Project Outline

Identifying cognitive markers of human heathy ageing is of extreme importance considering that global population over age 65 is expected to increase by 120% by 2050. Nonetheless, there are inconsistencies in our understanding of the cognitive correlates of ageing in humans. Different tests, allegedly measuring similar functions, can produce conflicting results and it is becoming clear that ecologically valid tasks afford the most accurate detection of cognitive changes in healthy ageing. One reason for this is that ecologically valid tasks enable the expression of accumulated learning in task specific situations, life experience and crystallised abilities that are preserved with ageing, whereas working memory and the ability to acquire new information is compromised. This account is consistent with evolutionary explanations of the age-related reduction in brain metabolism observed in heathy older individuals. Brain functions underpinning efficient foraging are central to these explanations. Processes resulting in the reduction of brain metabolism would be adaptive when the requirement of learning new environments and regularities in resource availability in support of foraging is reduced because of the experience accumulated by ageing individuals. Metabolism reducing processes start early in adulthood and, although functional when the lifespan of individuals was much shorter, their progress leads to a dysfunctional level of cognitive decline in modern living conditions with considerably increased life expectancy.

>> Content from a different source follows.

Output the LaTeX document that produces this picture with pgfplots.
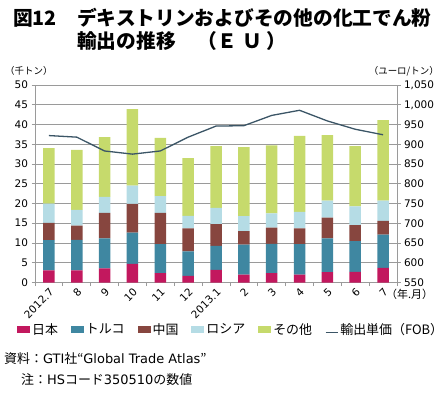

This project will involve a series of experiments where the performance of a sample of younger individuals (below 35 years of age) is compared with that of older individuals (above 65) in touch screen and immersive virtual reality based foraging tasks. Further experiments will involve other age groups across adult human lifespan. In these tasks, coloured targets of different shapes represent different species of trees that can yield fruit rewards according to specific spatiotemporal and probabilistic patterns depending on the conditions of specific experiments. Uniquely, the tasks afford the measurement of a number of cognitive functions implicitly contributing to foraging efficiency defined as the number of targets visited before all the available resources are depleted. These include: 1) working memory for targets selected within a given foraging bout to prevent revisits of locations where resources have been already depleted; 2) long-term memory for targets that do not yield reward across foraging bouts and that should be avoided; 3) the ability to detect, monitor and exploit temporal and probabilistic regularities with which targets yield fruit rewards; and 4) the ability to encode the spatial location of targets despite the presence of competing visual information.

This project will determine which of these ecologically valid and evolutionary relevant measures of cognitive function change with normal ageing and are affected by single and multiple brain stimulation sessions. This study will identify cognitive markers of heathy ageing and determine the conditions under which non-invasive, non-pharmacological interventions can slow or reverse cognitive decline.

References

Roncero et al., (2023) A person with frontotemporal dementia shows increased metabolic rate across multiple brain regions after a series of tDCS sessions. Brain Stimulation, 16: 828-829.

Reser, J.E. (2009). Alzheimer's disease and natural cognitive aging may represent adaptive metabolism reduction programs. Behavioral and Brain Functions, 5: 13.

Talbot, S. Gerdjikov, T. & De Lillo, C. (2021). Two variations and one similarity in memory functions deployed by mice and humans to support foraging. Quarterly Journal of Experimental Psychology 1–15.

Techniques

The techniques used for this study comprise computerised cognitive testing paired with non-invasive brain stimulation (transcranial direct current stimulation, tDCS). Participants of different age groups will be tested using simulated foraging tasks implemented using touch-screen and virtual reality environments. The same number of participants within each age group will be assigned to a tDCS stimulation condition and a sham condition according to a between subject design. Depending on the specific experiments, repeated measure procedure will be used as well, with participants receiving both tDCS and sham stimulation in separate testing sessions. Stimulation procedure and tDCS parameters will be those that proved effective in pilot tests carried out by the supervisors and which showed an enhancement of working memory capacity following anodal stimulation to the left Dorso-Lateral Prefrontal Cortex. The foraging tasks will immediately follow tDCS (or sham) stimulation. A difference between age groups in the sham condition would indicate an age effect on the functions assessed. A difference between tDCS and sham condition for participants within the same age group would reveal an effect of brain stimulation and confirm the involvement of DLPFC in these functions. The pattern of interactions between age groups and tDCS/sham conditions will reveal the extent to which tDCS can compensate for decline in the functions assessed. Anodal stimulation of other areas such as the right DLPFC and parietal cortex will also be used to assess the specific involvement of these different brain areas in the functions assessed. Data analyses will comprise ANOVA models and trend analyses carried out using statistical packages such as JASP 0.18.0.